Your task. Pull each line holding "with" out of the entries below.

Dataset records.
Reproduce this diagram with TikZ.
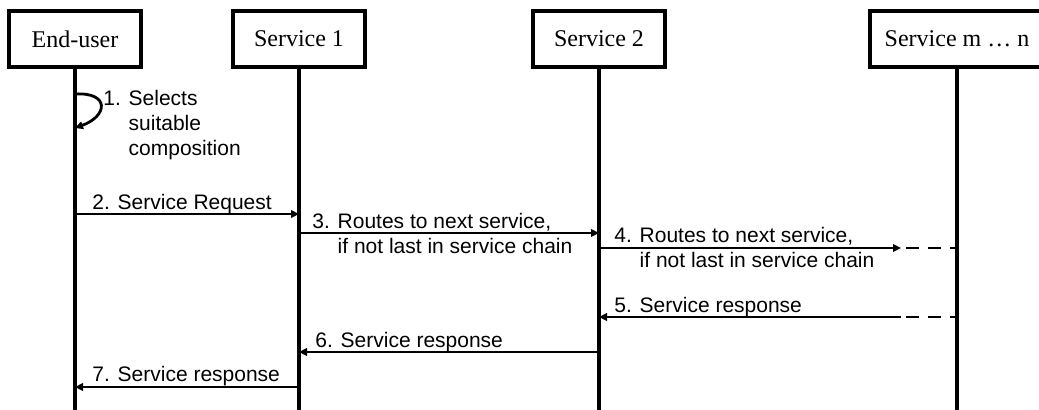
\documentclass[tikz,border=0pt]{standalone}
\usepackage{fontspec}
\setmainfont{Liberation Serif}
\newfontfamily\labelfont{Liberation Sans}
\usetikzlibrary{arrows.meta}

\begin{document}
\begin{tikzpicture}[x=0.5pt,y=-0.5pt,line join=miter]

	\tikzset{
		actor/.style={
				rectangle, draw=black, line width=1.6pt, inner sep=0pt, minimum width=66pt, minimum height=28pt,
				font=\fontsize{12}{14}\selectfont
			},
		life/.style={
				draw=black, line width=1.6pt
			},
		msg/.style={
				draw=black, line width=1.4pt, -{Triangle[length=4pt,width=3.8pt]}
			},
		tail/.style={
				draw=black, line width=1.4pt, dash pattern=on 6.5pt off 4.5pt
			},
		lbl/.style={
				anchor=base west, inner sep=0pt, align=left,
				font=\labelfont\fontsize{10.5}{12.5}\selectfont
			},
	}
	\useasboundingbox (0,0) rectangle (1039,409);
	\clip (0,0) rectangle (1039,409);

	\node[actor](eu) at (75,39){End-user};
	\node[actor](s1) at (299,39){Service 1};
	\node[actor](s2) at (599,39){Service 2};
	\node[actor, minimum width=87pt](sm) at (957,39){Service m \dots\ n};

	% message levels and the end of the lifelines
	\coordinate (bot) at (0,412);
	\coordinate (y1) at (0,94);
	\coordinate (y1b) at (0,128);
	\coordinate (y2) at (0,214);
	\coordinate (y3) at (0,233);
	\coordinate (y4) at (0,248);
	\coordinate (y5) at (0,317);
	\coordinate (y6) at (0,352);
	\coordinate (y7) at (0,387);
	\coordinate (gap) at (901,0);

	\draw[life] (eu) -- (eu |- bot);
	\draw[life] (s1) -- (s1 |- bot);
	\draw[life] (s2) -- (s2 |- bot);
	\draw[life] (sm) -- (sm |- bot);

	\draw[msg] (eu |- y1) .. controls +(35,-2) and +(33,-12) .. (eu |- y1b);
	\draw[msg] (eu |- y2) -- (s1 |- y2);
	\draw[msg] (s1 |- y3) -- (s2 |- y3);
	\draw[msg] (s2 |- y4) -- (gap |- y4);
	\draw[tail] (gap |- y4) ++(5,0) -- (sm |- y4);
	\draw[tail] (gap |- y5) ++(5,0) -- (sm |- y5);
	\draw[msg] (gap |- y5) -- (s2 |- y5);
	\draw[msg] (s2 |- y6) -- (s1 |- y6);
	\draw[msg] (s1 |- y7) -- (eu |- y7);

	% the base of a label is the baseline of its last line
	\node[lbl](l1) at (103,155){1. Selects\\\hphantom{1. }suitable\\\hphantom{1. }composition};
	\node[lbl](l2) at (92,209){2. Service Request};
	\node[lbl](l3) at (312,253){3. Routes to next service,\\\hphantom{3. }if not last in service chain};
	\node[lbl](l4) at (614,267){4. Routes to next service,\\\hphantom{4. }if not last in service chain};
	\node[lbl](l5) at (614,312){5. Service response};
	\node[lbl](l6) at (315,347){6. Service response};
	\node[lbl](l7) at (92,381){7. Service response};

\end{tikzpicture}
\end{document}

==

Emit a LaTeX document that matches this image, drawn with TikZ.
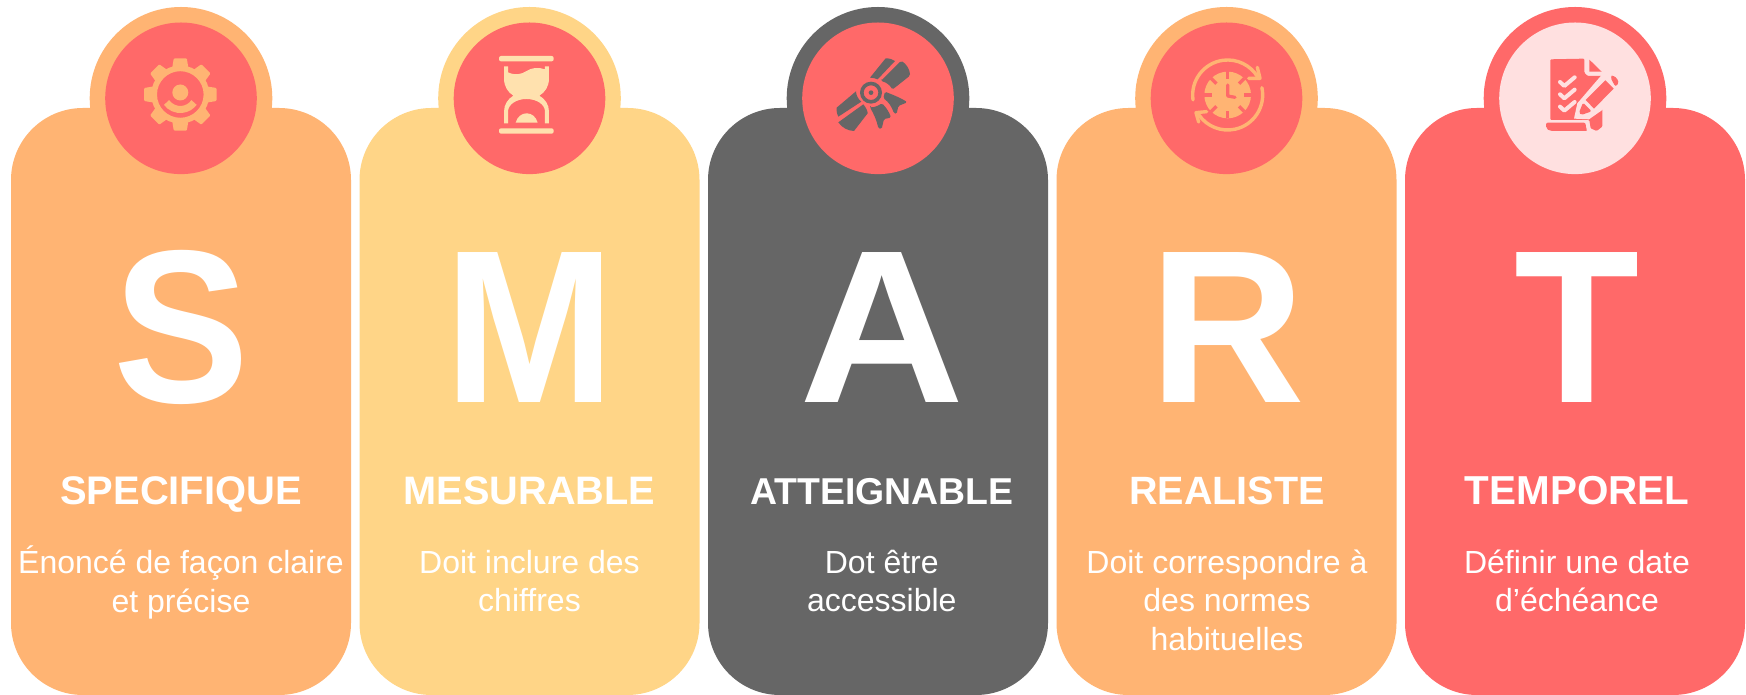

--

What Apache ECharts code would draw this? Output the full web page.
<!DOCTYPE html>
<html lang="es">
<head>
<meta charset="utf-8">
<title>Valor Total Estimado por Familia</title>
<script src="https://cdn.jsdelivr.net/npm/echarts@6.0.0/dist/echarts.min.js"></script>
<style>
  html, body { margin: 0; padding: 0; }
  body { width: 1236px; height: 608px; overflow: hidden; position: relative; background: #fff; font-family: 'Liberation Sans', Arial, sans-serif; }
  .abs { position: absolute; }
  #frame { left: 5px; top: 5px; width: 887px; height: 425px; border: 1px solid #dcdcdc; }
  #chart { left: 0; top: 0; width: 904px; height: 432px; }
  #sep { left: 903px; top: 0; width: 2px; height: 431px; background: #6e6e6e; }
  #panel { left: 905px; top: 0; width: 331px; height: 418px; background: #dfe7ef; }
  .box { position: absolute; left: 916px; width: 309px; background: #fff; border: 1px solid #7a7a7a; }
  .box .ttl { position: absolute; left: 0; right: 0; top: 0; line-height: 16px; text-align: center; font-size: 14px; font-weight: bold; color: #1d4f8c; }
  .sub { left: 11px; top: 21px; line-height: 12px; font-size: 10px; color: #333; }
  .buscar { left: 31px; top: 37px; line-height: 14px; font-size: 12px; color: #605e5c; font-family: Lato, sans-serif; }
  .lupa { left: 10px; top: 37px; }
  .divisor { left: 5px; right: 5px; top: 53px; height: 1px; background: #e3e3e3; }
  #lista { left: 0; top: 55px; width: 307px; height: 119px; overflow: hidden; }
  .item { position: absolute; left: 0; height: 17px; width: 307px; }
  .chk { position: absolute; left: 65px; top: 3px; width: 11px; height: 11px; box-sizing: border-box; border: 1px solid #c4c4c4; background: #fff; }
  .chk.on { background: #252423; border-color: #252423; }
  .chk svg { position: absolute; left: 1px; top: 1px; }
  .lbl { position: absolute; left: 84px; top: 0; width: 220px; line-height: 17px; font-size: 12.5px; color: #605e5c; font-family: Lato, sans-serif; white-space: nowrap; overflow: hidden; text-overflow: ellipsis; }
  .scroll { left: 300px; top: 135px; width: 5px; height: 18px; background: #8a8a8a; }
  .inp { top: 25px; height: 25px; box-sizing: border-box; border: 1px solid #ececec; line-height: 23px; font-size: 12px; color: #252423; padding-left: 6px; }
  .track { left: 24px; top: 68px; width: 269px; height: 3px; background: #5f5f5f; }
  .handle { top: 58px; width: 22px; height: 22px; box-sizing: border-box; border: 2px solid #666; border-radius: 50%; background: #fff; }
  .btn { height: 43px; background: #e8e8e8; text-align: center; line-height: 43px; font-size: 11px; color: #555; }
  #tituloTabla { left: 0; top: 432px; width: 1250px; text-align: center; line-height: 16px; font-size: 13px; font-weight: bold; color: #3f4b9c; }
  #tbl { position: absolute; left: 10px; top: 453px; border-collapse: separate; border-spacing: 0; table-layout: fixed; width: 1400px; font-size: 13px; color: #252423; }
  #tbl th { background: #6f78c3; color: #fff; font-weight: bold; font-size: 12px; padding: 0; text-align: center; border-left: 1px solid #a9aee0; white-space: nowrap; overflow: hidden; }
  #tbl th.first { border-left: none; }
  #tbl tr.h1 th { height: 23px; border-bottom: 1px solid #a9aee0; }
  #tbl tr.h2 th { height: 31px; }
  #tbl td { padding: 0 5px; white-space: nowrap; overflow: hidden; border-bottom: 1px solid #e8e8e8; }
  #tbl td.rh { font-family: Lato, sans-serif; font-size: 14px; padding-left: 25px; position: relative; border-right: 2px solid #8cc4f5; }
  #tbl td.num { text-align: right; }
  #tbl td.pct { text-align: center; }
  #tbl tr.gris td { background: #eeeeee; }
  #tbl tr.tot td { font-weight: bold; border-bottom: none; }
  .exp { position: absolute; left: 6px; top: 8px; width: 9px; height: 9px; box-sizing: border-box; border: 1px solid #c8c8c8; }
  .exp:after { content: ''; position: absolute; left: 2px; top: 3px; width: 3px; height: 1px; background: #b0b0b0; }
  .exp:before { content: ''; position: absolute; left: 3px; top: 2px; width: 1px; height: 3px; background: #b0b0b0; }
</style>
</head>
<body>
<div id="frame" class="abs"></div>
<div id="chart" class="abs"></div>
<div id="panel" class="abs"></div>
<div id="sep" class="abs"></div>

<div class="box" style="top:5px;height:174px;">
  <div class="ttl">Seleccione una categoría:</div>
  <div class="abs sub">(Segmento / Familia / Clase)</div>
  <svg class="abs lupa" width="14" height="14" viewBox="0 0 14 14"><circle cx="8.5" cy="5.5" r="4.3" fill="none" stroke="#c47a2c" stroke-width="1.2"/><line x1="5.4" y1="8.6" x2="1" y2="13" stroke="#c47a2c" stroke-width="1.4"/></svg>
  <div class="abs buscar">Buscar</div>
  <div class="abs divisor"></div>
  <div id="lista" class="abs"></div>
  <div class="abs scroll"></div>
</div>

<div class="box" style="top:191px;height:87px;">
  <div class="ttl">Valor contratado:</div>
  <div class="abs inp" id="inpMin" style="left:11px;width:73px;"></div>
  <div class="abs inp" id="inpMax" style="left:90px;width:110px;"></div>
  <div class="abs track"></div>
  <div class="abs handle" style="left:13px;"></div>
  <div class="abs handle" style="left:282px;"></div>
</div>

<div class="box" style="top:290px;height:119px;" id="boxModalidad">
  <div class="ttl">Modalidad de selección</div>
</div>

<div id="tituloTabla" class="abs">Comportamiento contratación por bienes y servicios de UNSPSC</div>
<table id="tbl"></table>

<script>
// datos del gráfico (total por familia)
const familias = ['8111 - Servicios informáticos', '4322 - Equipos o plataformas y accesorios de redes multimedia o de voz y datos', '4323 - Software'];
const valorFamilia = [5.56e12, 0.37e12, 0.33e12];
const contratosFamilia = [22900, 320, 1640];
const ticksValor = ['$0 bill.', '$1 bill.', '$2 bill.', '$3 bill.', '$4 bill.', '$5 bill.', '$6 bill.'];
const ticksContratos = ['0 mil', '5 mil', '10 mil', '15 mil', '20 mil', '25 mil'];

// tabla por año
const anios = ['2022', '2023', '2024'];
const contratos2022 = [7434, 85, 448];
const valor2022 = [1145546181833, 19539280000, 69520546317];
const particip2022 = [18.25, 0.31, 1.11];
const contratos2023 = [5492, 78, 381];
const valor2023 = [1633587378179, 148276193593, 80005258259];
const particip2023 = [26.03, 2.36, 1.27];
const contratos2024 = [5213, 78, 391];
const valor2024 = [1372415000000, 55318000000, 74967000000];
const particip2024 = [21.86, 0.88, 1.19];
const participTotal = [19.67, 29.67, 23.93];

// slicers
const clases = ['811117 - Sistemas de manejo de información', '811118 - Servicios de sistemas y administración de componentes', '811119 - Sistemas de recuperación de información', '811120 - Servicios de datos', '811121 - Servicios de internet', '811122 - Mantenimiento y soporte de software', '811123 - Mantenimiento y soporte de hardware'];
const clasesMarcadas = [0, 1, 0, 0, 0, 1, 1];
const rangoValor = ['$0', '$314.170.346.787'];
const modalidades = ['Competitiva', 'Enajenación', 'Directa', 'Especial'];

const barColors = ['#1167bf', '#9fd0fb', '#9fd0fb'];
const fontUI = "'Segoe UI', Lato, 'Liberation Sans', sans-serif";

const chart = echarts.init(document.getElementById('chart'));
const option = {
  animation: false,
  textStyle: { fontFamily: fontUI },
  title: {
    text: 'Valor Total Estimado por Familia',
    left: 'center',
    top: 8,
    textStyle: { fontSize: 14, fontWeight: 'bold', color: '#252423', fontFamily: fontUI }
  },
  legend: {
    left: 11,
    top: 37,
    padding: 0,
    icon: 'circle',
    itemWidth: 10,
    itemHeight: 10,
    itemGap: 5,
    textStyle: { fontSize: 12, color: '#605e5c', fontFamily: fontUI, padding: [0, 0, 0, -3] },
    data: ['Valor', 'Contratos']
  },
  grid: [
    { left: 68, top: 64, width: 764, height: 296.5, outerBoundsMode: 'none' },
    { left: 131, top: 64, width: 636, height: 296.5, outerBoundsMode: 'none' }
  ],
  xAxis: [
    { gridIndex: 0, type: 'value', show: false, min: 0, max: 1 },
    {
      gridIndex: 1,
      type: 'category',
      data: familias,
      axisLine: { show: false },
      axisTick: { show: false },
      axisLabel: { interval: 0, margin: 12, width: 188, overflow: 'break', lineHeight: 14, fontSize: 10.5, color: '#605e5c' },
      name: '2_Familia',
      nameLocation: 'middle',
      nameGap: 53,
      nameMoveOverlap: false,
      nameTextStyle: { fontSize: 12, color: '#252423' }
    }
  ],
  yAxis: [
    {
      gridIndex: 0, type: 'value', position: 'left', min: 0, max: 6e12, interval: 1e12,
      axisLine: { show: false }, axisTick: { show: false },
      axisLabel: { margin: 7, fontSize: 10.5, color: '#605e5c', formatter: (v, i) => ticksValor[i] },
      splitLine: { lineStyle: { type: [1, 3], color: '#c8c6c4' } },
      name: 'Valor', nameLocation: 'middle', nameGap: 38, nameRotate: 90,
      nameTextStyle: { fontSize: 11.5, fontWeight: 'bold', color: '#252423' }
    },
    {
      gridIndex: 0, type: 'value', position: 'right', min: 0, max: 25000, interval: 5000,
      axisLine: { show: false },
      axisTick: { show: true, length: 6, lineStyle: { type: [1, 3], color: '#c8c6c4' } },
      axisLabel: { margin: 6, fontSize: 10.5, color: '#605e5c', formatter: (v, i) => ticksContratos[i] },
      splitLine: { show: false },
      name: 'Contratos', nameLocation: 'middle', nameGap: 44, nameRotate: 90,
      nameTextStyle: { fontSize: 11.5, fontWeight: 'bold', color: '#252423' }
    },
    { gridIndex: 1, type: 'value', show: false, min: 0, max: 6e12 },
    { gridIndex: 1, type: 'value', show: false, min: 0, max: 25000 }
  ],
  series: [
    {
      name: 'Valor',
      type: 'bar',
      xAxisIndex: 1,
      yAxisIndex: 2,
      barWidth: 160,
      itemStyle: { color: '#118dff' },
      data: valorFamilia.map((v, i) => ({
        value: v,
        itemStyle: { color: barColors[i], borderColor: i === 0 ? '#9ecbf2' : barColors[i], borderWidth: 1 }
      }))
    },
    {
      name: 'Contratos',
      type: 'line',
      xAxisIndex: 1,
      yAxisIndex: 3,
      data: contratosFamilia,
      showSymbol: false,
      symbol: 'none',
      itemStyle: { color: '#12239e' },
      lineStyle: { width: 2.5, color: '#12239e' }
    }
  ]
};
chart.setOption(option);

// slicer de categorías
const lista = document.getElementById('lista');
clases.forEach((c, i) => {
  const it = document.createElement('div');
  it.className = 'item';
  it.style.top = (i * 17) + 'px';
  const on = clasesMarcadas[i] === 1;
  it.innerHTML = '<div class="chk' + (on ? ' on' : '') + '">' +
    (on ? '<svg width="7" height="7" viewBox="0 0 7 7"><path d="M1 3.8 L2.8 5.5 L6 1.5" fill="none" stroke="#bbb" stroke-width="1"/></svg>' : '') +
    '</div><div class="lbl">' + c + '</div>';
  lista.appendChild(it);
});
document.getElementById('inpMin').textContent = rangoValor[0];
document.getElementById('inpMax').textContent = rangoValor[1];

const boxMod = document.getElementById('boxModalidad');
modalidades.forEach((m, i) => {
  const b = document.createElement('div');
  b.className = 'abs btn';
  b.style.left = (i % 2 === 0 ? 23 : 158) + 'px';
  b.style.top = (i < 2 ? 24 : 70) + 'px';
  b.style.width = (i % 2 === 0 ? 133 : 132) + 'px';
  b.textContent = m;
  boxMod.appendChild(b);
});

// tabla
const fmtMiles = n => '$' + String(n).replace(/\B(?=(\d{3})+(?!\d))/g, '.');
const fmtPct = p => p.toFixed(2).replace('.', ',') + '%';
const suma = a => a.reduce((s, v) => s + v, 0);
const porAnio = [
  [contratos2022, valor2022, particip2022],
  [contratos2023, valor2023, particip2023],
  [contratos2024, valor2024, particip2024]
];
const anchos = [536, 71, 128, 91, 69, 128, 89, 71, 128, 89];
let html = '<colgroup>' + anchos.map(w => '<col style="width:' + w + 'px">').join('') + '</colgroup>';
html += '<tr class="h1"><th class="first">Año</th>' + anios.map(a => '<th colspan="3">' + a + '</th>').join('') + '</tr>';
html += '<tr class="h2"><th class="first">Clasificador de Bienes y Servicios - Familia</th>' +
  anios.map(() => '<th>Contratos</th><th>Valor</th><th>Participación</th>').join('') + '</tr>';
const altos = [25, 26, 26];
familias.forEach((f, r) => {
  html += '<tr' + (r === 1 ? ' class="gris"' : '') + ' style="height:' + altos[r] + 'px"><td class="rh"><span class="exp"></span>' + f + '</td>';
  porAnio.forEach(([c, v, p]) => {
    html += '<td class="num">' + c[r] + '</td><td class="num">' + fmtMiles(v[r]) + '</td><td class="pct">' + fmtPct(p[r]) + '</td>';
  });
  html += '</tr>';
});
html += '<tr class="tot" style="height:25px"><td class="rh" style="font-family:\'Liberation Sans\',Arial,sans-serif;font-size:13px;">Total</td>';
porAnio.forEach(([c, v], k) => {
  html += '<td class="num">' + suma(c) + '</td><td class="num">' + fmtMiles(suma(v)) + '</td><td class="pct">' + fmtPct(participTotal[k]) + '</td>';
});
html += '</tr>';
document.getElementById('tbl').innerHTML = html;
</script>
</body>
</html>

Exercise output.
Reproduce this diagram with TikZ.
Emit a LaTeX document that matches this image, drawn with TikZ.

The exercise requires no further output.